_SUPPLIED MATERIAL_
--- Begin ---
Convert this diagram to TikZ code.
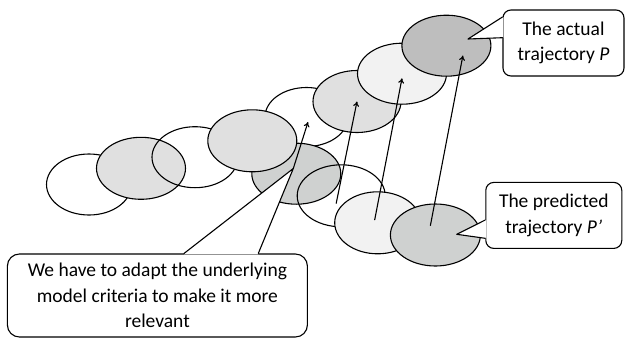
--- End ---
--- Begin ---
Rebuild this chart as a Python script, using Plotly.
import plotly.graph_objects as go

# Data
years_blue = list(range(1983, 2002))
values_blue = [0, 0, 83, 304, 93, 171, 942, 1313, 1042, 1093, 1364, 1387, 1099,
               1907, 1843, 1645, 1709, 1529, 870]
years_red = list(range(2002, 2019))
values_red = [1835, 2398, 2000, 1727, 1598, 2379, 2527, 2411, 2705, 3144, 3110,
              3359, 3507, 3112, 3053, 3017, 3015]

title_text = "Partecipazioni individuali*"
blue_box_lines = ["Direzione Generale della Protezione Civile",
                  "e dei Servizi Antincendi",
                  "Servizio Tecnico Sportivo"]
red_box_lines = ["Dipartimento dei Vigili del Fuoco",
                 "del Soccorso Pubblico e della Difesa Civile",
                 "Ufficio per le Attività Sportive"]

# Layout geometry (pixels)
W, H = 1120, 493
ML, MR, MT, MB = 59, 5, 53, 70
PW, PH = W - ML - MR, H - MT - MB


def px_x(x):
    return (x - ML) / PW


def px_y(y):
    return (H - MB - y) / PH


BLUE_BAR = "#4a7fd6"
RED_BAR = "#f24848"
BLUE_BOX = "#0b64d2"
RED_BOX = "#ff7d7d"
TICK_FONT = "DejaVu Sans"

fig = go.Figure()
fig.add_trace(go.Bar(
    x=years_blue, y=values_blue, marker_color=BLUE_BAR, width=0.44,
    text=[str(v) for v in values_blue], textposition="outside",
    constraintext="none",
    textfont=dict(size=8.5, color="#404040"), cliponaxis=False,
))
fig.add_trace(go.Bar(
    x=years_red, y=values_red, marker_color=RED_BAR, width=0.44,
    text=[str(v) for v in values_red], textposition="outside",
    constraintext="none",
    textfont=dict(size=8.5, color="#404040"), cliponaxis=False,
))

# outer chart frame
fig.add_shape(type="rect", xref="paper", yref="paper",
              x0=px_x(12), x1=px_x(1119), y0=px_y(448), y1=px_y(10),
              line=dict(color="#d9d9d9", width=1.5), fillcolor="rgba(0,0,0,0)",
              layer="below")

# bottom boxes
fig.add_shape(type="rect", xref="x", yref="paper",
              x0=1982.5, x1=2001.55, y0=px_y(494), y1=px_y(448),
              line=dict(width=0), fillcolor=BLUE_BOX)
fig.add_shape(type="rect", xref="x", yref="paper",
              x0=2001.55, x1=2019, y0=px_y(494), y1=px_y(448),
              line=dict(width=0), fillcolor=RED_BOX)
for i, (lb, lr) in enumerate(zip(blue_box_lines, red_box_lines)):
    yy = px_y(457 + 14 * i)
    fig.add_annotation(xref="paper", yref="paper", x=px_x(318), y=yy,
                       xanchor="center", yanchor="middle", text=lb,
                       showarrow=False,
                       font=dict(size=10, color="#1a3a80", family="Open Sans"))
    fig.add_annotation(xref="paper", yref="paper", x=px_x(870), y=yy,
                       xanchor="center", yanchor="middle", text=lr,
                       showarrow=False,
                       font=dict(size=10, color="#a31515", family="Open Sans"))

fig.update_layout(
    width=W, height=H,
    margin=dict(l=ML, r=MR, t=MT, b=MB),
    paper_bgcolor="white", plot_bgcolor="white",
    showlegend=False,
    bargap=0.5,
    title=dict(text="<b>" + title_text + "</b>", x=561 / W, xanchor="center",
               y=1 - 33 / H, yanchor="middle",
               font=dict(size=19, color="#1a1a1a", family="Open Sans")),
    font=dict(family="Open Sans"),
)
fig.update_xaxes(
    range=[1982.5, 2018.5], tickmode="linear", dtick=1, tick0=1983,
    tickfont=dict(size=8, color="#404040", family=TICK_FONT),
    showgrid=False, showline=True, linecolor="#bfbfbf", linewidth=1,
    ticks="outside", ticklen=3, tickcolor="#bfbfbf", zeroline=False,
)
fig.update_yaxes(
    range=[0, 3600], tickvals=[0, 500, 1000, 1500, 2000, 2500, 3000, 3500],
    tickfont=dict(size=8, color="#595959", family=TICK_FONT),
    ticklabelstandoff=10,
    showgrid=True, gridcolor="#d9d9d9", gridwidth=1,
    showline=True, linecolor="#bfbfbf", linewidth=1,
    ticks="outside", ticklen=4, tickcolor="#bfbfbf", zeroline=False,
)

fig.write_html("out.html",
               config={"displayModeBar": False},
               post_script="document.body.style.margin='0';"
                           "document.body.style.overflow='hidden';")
--- End ---
--- Begin ---
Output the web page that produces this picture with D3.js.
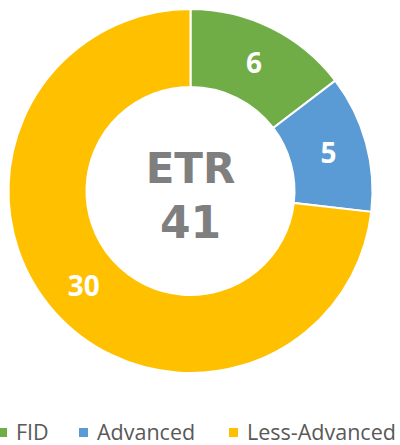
--- End ---
Extract exactly and only the span of lines that begins at the line containing "Rebuild this chart" and ends at the line containing "per le Attività".

_SOLUTION_
Rebuild this chart as a Python script, using Plotly.
import plotly.graph_objects as go

# Data
years_blue = list(range(1983, 2002))
values_blue = [0, 0, 83, 304, 93, 171, 942, 1313, 1042, 1093, 1364, 1387, 1099,
               1907, 1843, 1645, 1709, 1529, 870]
years_red = list(range(2002, 2019))
values_red = [1835, 2398, 2000, 1727, 1598, 2379, 2527, 2411, 2705, 3144, 3110,
              3359, 3507, 3112, 3053, 3017, 3015]

title_text = "Partecipazioni individuali*"
blue_box_lines = ["Direzione Generale della Protezione Civile",
                  "e dei Servizi Antincendi",
                  "Servizio Tecnico Sportivo"]
red_box_lines = ["Dipartimento dei Vigili del Fuoco",
                 "del Soccorso Pubblico e della Difesa Civile",
                 "Ufficio per le Attività Sportive"]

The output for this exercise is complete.